__REQUIREMENTS__. Only the lines from the top of the listing below to the line that has "from matplotlib import pyplot as plt" should be echoed, with both ends kept and pictures left out.

__DATA PROVIDED__.
-- begin --

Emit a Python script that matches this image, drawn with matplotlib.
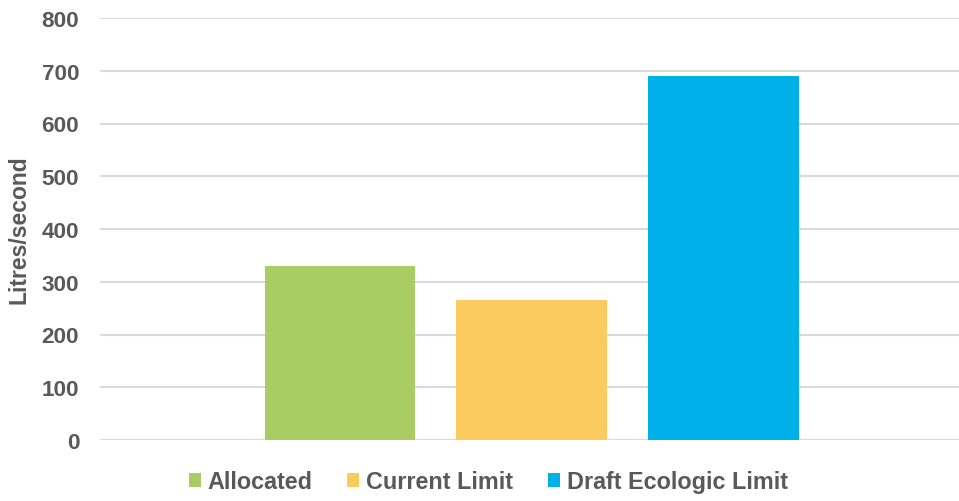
import numpy as np
import matplotlib
matplotlib.use("Agg")
from matplotlib import pyplot as plt

# data
series = ["Allocated", "Current Limit", "Draft Ecologic Limit"]
values = [330, 266, 690]
colors = ["#A9CD62", "#FBCB5F", "#00B0E9"]
yticks = [0, 100, 200, 300, 400, 500, 600, 700, 800]

plt.rcParams['font.family'] = ['Liberation Sans', 'DejaVu Sans']
grey = "#595959"

fig = plt.figure(figsize=(9.59, 5.02), dpi=100)
ax = fig.add_axes([100/959, 1 - 441/502, 859/959, 422/502])

x = np.arange(len(series))
bars = ax.bar(x, values, width=0.787, color=colors, label=series, zorder=2)

ax.set_ylim(0, 800)
ax.set_xlim(-1.253, 3.23)
ax.set_yticks(yticks)
ax.set_xticks([])
ax.grid(axis='y', color="#D9D9D9", linewidth=1.5, zorder=0)
for s in ax.spines.values():
  s.set_visible(False)
ax.tick_params(axis='y', length=0, pad=15, labelsize=16.2, labelcolor=grey)
for t in ax.get_yticklabels():
  t.set_fontweight('bold')

ax.set_ylabel("Litres/second", fontsize=16.5, fontweight='bold', color=grey)
ax.yaxis.set_label_coords(-0.081, 0.5)

leg = fig.legend(bars, series, loc='center', bbox_to_anchor=(0.509, 1 - 483/502), ncol=3,
                 frameon=False, handlelength=0.52, handleheight=0.52, handletextpad=0.28,
                 columnspacing=1.5, prop={'size': 16.8, 'weight': 'bold'})
for t in leg.get_texts():
  t.set_color(grey)

fig.savefig("out.png", dpi=100)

-- end --

__EXERCISE RESULT__.
Emit a Python script that matches this image, drawn with matplotlib.
import numpy as np
import matplotlib
matplotlib.use("Agg")
from matplotlib import pyplot as plt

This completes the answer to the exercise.